* Available data *
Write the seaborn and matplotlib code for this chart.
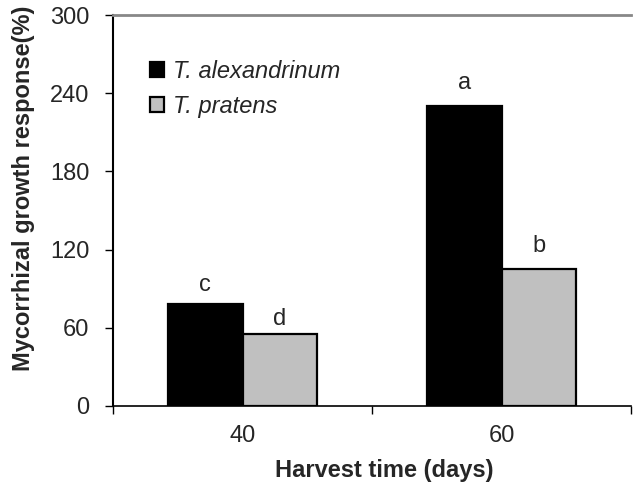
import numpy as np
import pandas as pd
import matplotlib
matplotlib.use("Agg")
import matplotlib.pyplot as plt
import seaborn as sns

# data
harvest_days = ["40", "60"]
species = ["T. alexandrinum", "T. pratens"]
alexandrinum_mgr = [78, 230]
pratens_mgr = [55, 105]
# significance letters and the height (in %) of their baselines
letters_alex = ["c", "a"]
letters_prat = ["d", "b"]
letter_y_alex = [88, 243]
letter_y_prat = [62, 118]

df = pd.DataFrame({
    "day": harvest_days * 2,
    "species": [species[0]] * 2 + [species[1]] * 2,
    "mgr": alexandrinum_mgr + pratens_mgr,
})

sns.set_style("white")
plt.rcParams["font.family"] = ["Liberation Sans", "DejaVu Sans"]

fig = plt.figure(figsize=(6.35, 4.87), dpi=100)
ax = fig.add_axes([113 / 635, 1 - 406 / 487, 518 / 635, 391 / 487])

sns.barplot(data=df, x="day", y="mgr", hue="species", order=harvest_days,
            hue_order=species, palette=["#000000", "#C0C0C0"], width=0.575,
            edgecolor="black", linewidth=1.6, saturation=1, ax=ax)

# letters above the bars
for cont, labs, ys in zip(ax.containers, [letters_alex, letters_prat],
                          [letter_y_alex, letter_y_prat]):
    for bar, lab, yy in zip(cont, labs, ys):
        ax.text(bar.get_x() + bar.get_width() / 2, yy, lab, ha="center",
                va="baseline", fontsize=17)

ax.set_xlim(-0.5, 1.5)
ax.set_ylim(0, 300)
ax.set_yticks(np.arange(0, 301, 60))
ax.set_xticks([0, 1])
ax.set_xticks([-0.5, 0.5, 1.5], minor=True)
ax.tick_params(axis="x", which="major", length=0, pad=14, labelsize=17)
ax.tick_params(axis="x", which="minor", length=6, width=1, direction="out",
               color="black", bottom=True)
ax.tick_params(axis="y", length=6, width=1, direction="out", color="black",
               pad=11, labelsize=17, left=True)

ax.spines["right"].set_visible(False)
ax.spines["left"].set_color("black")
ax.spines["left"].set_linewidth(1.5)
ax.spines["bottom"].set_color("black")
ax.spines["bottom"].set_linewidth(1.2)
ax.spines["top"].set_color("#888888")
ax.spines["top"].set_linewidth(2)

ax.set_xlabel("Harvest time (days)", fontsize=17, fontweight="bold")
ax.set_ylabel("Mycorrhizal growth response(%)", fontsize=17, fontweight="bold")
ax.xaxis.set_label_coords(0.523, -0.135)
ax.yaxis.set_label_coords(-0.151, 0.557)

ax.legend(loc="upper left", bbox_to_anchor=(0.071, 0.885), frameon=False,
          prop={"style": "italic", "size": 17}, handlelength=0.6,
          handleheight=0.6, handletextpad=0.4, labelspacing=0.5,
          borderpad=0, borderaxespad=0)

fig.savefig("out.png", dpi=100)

* Stated goal *
Print the data above verbatim from the first line through the line holding "import seaborn as sns", leaving every picture out.

* Exercise response *
Write the seaborn and matplotlib code for this chart.
import numpy as np
import pandas as pd
import matplotlib
matplotlib.use("Agg")
import matplotlib.pyplot as plt
import seaborn as sns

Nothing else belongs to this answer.